Parla molto nei suoi contenuti di temi importantissimi che spesso si sottovalutano, come appunto l'ansia, la salute mentale, gli attacchi di panico, l'importanza di portarli alla luce del sole.
“Sì diciamo è un po’ come quando si dice cade l'aereo: pensi che sia una cosa che succede agli altri, mai a te. Nessuno nella sua testa è veramente convinto che possa accaderti, e così sono i problemi mentali. Vado anche nelle scuole, nelle università a parlare, ed è attuale come tema tra ragazzini di 19 anni. Io a vent'anni non avevo mai minimamente pensato a cos'era l'ansia, anche se la provavo. Dare un nome alle cose, etichettarle, aiuta la gente a parlarne. Invece non parliamo più”.
Il potere della condivisione funziona anche per le cose più tristi o negative?
“Bisognerebbe usarlo di più. Però mi sono reso conto che sui social non funziona molto parlare di cose tristi, purtroppo. Ed è anche giusto, perché si tratta di intrattenimento. Una persona ha già i problemi suoi e si deve fare carico anche di problemi miei non funziona. D'altro canto non bisogna neanche creare degli stereotipi impossibili, fingendo di essere o sentirsi qualcuno che non siamo, perché non è la realtà e vai a condizionare male i ragazzi e le persone che magari vogliono fare qualcosa.
In una classe ho esordito così: secondo voi la vita è un dono o una punizione? Molti hanno risposto un dono e ho replicato: ‘Beh allora se pensate così, l'unico modo di dire grazie a questo dono è scoprire quello per cui sei realmente portata. Qual è la tua missione di vita’. Ecco una bella frase: divertiti a cercare il tuo destino. Io non sono mai stato bravissimo a fare niente, ma sapevo ascoltare gli altri e magari la storia di Luca e la storia di Luigi e la storia di Francesco, un giorno potranno tornare utili. Ti ritrovi con un bagaglio culturale importante”.
Che rapporto ha con la fede? È credente?
“Io credo che esista qualcosa al di là di quello che vediamo e sentiamo, ma non riesco a spiegarlo.
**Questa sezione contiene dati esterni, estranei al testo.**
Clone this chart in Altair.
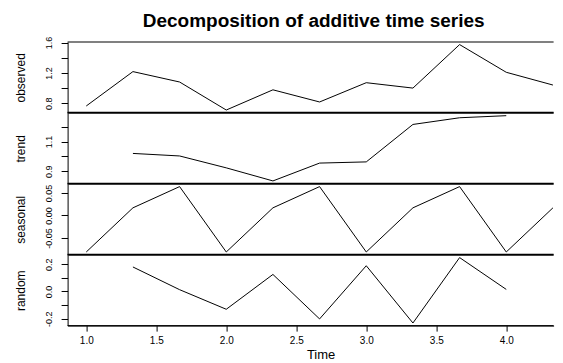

Vorrei, ma so che c’è qualcosa di più grande di noi. Io non credo che esista un Dio che vede tutto quello che facciamo, ma credo che noi siamo fatti di energia, credo che esista qualcosa al di là di quello che vediamo e sentiamo. Una forza trascendentale, che ci fa essere attratti dalle persone con in nostri stessi traumi. E credo che il modo in cui ci comportiamo in questa vita determinerà chi saremo nella seconda e così via. Non posso pensare che una persona che ha fatto un enorme male possa reincarnarsi in una persona fortunata come sono io oggi. Mi chiedo spesso cosa ho fatto di buono per essere come sono oggi e cosa possa aver fatto di male chi nasce oggi in Siria, in Libia, con una grave disabilità. Ci deve essere un senso a tutto questo. Credo in un Dio. Credo negli angeli. Ma non il Dio del cristianesimo, della Bibbia, perché credo anche nella scienza. Dobbiamo avere il coraggio di cogliere i segnali”.
Che augurio fa per questo Natale?
“Ti auguro di trovare la tua serenità. Ti auguro di trovare qualcuno che ti ami, qualcuno che ti voglia bene, che si prenda cura di te. Perché abbiamo bisogno di qualcuno”.